BEGIN

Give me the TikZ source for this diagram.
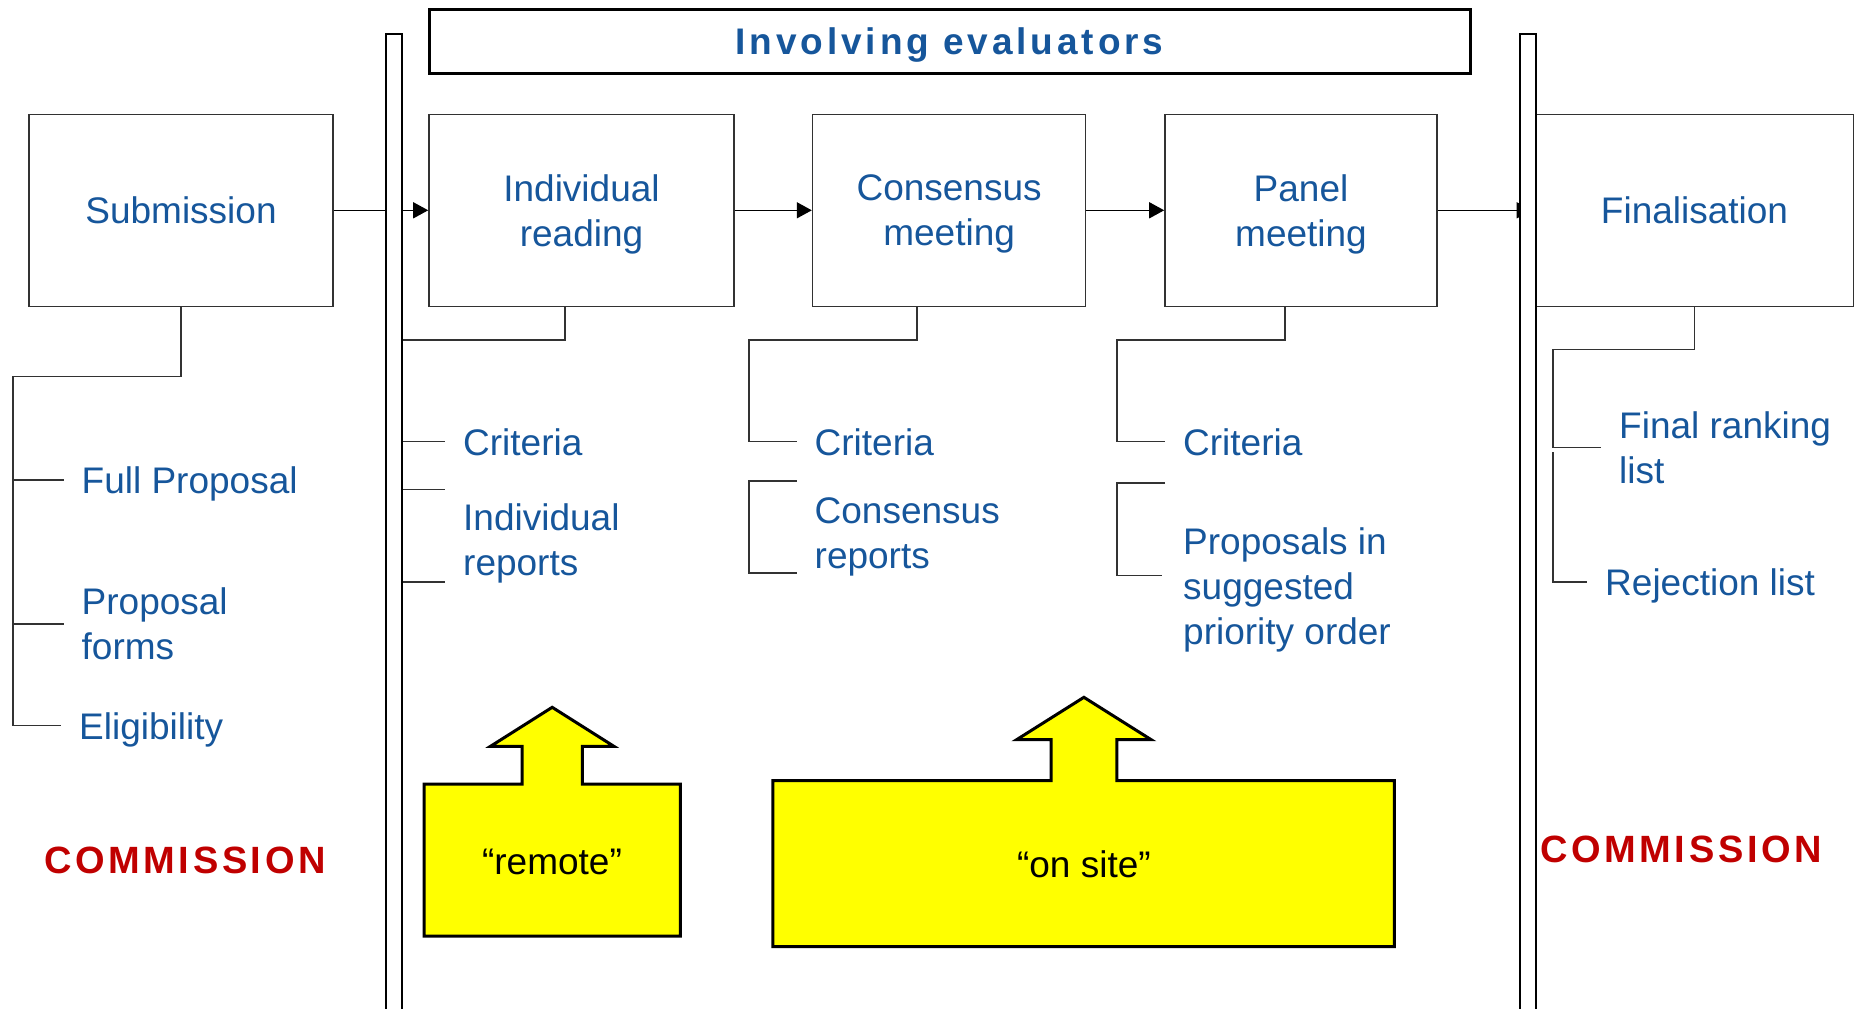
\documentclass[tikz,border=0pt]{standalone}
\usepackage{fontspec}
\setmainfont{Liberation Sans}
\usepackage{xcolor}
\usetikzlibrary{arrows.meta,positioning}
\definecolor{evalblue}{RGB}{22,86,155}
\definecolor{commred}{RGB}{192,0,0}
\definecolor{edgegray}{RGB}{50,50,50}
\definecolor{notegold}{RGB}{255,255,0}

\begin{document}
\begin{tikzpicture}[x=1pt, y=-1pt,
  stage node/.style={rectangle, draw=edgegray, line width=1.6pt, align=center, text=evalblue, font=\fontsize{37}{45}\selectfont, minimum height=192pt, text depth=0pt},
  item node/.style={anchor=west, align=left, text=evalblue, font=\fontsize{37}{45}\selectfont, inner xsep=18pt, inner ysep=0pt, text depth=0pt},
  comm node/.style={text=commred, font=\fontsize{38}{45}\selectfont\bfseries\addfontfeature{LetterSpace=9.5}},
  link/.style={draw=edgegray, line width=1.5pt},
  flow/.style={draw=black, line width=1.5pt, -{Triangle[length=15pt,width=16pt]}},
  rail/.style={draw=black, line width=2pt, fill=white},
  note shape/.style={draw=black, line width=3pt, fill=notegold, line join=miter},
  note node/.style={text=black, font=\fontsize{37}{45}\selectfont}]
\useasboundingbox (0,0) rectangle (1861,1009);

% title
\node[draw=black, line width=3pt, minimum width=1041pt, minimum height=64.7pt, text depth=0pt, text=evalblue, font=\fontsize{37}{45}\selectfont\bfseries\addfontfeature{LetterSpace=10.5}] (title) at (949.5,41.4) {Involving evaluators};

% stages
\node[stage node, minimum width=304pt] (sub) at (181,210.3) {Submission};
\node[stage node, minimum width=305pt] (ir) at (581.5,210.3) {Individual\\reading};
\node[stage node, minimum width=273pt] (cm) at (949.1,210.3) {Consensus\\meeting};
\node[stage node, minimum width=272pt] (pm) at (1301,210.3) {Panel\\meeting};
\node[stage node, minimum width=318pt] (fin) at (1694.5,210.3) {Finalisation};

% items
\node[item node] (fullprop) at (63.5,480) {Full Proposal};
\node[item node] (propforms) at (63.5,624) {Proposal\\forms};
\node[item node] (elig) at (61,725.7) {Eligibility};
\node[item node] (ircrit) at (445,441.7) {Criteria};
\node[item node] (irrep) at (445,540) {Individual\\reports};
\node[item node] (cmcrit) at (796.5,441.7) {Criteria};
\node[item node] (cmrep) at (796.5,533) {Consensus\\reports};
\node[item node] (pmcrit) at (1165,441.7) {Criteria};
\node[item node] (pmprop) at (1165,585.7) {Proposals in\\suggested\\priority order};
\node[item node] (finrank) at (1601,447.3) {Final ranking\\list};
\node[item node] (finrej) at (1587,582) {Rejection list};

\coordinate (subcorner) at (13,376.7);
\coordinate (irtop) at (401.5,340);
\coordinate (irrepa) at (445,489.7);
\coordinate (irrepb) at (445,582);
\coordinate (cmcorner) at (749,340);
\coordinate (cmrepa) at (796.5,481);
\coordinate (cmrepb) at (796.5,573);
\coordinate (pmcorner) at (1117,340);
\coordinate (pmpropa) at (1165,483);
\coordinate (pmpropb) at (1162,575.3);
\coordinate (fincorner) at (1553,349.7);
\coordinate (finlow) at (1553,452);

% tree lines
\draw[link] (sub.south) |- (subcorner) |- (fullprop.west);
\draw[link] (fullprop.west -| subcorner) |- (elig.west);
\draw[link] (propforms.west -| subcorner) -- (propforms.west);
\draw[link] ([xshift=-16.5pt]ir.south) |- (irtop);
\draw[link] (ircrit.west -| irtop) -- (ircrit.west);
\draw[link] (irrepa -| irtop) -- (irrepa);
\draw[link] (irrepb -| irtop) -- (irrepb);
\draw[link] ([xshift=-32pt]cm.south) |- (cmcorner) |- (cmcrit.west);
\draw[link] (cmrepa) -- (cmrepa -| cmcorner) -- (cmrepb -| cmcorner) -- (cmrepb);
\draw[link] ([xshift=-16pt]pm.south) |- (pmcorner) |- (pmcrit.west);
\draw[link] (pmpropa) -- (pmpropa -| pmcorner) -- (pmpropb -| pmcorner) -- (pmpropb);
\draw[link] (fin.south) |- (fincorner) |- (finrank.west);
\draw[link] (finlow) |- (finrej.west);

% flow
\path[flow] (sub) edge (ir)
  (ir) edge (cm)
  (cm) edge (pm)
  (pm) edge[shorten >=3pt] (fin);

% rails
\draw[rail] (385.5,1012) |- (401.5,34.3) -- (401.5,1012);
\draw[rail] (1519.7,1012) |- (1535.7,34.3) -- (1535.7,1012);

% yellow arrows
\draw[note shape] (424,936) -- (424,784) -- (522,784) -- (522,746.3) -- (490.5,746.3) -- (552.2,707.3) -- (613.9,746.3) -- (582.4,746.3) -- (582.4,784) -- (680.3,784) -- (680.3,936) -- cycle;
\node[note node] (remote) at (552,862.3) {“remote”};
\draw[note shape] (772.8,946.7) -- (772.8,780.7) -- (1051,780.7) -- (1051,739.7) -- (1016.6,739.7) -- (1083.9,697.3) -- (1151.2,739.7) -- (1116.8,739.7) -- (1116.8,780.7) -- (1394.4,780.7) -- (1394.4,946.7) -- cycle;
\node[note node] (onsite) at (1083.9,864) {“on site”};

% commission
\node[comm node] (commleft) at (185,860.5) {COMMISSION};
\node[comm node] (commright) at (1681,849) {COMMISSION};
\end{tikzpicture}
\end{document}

END

*Requirements*. Reproduce the listing exactly. Leave its pictures out.

*Answer below*.
Give me the TikZ source for this diagram.
\documentclass[tikz,border=0pt]{standalone}
\usepackage{fontspec}
\setmainfont{Liberation Sans}
\usepackage{xcolor}
\usetikzlibrary{arrows.meta,positioning}
\definecolor{evalblue}{RGB}{22,86,155}
\definecolor{commred}{RGB}{192,0,0}
\definecolor{edgegray}{RGB}{50,50,50}
\definecolor{notegold}{RGB}{255,255,0}

\begin{document}
\begin{tikzpicture}[x=1pt, y=-1pt,
  stage node/.style={rectangle, draw=edgegray, line width=1.6pt, align=center, text=evalblue, font=\fontsize{37}{45}\selectfont, minimum height=192pt, text depth=0pt},
  item node/.style={anchor=west, align=left, text=evalblue, font=\fontsize{37}{45}\selectfont, inner xsep=18pt, inner ysep=0pt, text depth=0pt},
  comm node/.style={text=commred, font=\fontsize{38}{45}\selectfont\bfseries\addfontfeature{LetterSpace=9.5}},
  link/.style={draw=edgegray, line width=1.5pt},
  flow/.style={draw=black, line width=1.5pt, -{Triangle[length=15pt,width=16pt]}},
  rail/.style={draw=black, line width=2pt, fill=white},
  note shape/.style={draw=black, line width=3pt, fill=notegold, line join=miter},
  note node/.style={text=black, font=\fontsize{37}{45}\selectfont}]
\useasboundingbox (0,0) rectangle (1861,1009);

% title
\node[draw=black, line width=3pt, minimum width=1041pt, minimum height=64.7pt, text depth=0pt, text=evalblue, font=\fontsize{37}{45}\selectfont\bfseries\addfontfeature{LetterSpace=10.5}] (title) at (949.5,41.4) {Involving evaluators};

% stages
\node[stage node, minimum width=304pt] (sub) at (181,210.3) {Submission};
\node[stage node, minimum width=305pt] (ir) at (581.5,210.3) {Individual\\reading};
\node[stage node, minimum width=273pt] (cm) at (949.1,210.3) {Consensus\\meeting};
\node[stage node, minimum width=272pt] (pm) at (1301,210.3) {Panel\\meeting};
\node[stage node, minimum width=318pt] (fin) at (1694.5,210.3) {Finalisation};

% items
\node[item node] (fullprop) at (63.5,480) {Full Proposal};
\node[item node] (propforms) at (63.5,624) {Proposal\\forms};
\node[item node] (elig) at (61,725.7) {Eligibility};
\node[item node] (ircrit) at (445,441.7) {Criteria};
\node[item node] (irrep) at (445,540) {Individual\\reports};
\node[item node] (cmcrit) at (796.5,441.7) {Criteria};
\node[item node] (cmrep) at (796.5,533) {Consensus\\reports};
\node[item node] (pmcrit) at (1165,441.7) {Criteria};
\node[item node] (pmprop) at (1165,585.7) {Proposals in\\suggested\\priority order};
\node[item node] (finrank) at (1601,447.3) {Final ranking\\list};
\node[item node] (finrej) at (1587,582) {Rejection list};

\coordinate (subcorner) at (13,376.7);
\coordinate (irtop) at (401.5,340);
\coordinate (irrepa) at (445,489.7);
\coordinate (irrepb) at (445,582);
\coordinate (cmcorner) at (749,340);
\coordinate (cmrepa) at (796.5,481);
\coordinate (cmrepb) at (796.5,573);
\coordinate (pmcorner) at (1117,340);
\coordinate (pmpropa) at (1165,483);
\coordinate (pmpropb) at (1162,575.3);
\coordinate (fincorner) at (1553,349.7);
\coordinate (finlow) at (1553,452);

% tree lines
\draw[link] (sub.south) |- (subcorner) |- (fullprop.west);
\draw[link] (fullprop.west -| subcorner) |- (elig.west);
\draw[link] (propforms.west -| subcorner) -- (propforms.west);
\draw[link] ([xshift=-16.5pt]ir.south) |- (irtop);
\draw[link] (ircrit.west -| irtop) -- (ircrit.west);
\draw[link] (irrepa -| irtop) -- (irrepa);
\draw[link] (irrepb -| irtop) -- (irrepb);
\draw[link] ([xshift=-32pt]cm.south) |- (cmcorner) |- (cmcrit.west);
\draw[link] (cmrepa) -- (cmrepa -| cmcorner) -- (cmrepb -| cmcorner) -- (cmrepb);
\draw[link] ([xshift=-16pt]pm.south) |- (pmcorner) |- (pmcrit.west);
\draw[link] (pmpropa) -- (pmpropa -| pmcorner) -- (pmpropb -| pmcorner) -- (pmpropb);
\draw[link] (fin.south) |- (fincorner) |- (finrank.west);
\draw[link] (finlow) |- (finrej.west);

% flow
\path[flow] (sub) edge (ir)
  (ir) edge (cm)
  (cm) edge (pm)
  (pm) edge[shorten >=3pt] (fin);

% rails
\draw[rail] (385.5,1012) |- (401.5,34.3) -- (401.5,1012);
\draw[rail] (1519.7,1012) |- (1535.7,34.3) -- (1535.7,1012);

% yellow arrows
\draw[note shape] (424,936) -- (424,784) -- (522,784) -- (522,746.3) -- (490.5,746.3) -- (552.2,707.3) -- (613.9,746.3) -- (582.4,746.3) -- (582.4,784) -- (680.3,784) -- (680.3,936) -- cycle;
\node[note node] (remote) at (552,862.3) {“remote”};
\draw[note shape] (772.8,946.7) -- (772.8,780.7) -- (1051,780.7) -- (1051,739.7) -- (1016.6,739.7) -- (1083.9,697.3) -- (1151.2,739.7) -- (1116.8,739.7) -- (1116.8,780.7) -- (1394.4,780.7) -- (1394.4,946.7) -- cycle;
\node[note node] (onsite) at (1083.9,864) {“on site”};

% commission
\node[comm node] (commleft) at (185,860.5) {COMMISSION};
\node[comm node] (commright) at (1681,849) {COMMISSION};
\end{tikzpicture}
\end{document}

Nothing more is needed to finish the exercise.